Yes, it is indeed fortunate to be part of a French group that itself has such expertise in many exceptional spirits. Of course, there are many exchanges. We meet, we talk, we have the opportunity to meet in several places around the world several times a year. For example, every two years, the group organizes the creators’ conference, where the creators of each house exchange their expertise on technical subjects such as aging, and on broader topics such as corporate social responsibility.
Outside of these meetings, we like to write to each other and have long-term exchanges where we discuss whatever we are creating under the different brands. This is all very inspiring and, of course, leads us to experiment on new developments and new ways of doing things. Our exchanges might relate to the selection of barrels as well as the type of wood and its influence, or blending, which is of course not the same for a Mount Gay rum and a Rémy Martin brandy, for example. This allows us to share and brings us a lot of creativity, freedom and emulation, and that’s fantastic.
Barbados produces almost no more sugar if our information is correct. How do you ensure your supply of quality molasses? By quality we mean: intrinsic quality (raw material) and human quality (the treatment of cane workers) etc.
Indeed, we are extremely vigilant regarding the supply of our raw materials. We work with an independent laboratory and all our molasses are analysed to meet our exceedingly rigorous specifications. What we analyse is, of course, the properties of the sugar, but also other chemical and human parameters, which, we know, can have a direct impact on the quality and complexity of our rums.

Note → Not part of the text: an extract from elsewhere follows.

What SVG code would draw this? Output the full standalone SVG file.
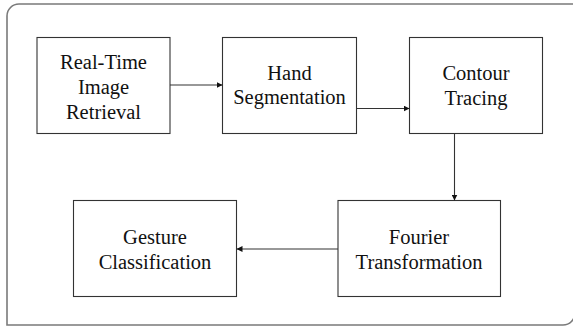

Our supply is sourced exclusively from the Caribbean, it is a quality policy that is close to our heart. It is also an element of our sustainable development policy: reducing the distances that our supplies have to travel in order to reduce our environmental footprint. We work with a network of partner suppliers: proximity is a key issue, and we have a relationship of trust with them.
In this regard, following the purchase of several hundred hectares of land, we’ve heard about a long-term project to replant sugar cane in Barbados in collaboration with the Bourguignons, so a strong ecological approach. Is this project still current?
It is very clear that agricultural practices have indeed changed, and we really need to accompany and guide this movement with sustainable and environmentally sound agricultural practices. We’re very sensitive about this subject. The idea is not necessarily to replant sugar cane, but for us to base ourselves on a more comprehensive sustainable development logic. We are convinced that a wider reflection is necessary, and that we must think of our environmental impact in the broadest possible way, and thus beyond the mere cultivation of sugar cane.
For example, on our 143 ha plantation, we are implementing a new method which allows us to reduce our water consumption by collecting rainwater, thereby optimizing irrigation on our plantation. We have also introduced the notion of crop rotation; we know that crop rotation is essential for soil fertility and allows the earth to regenerate itself. Therefore, our plantation also cultivates mangoes and sweet potatoes, pomegranates and coconuts. With Emmanuel Bourguignon, we talk about biodiversity and how to enrich soils naturally, without any fertilizers. That is his mission.
We have introduced beehives, sheep, etc. on our plantation. We have also planted fruit trees (pomegranate, soursop, plum, java plum, breadfruit trees…) as well as native species such as mahogany, peacock flower etc. Our long-term vision is to have a certified organic plantation with a great diversity of flora and fauna. This diversity also reduces soil erosion, and ultimately ensures better soil quality.
As you can see, we are paying very close attention to the biodiversity of our plantation. Mount Gay has existed for over 300 years thanks to the richness of our soil. We are very aware of its fragility. We are the guarantors for future generations, and it is our responsibility to preserve it if we are to ensure our existence for the next 300 years!
Ritual question for multi-centurial brands: Where do you think Mount Gay will be in 300 years?
I just anticipated your question! Indeed, when you have 300 years of history, you see things through the lens of the very long term, and this very long term is something that we never want to stray from, that we absolutely want to respect. For us, our work vision is to see the future over the very long term. Whether that be the supply of high-quality raw materials, or protecting the land and biodiversity of our plantation.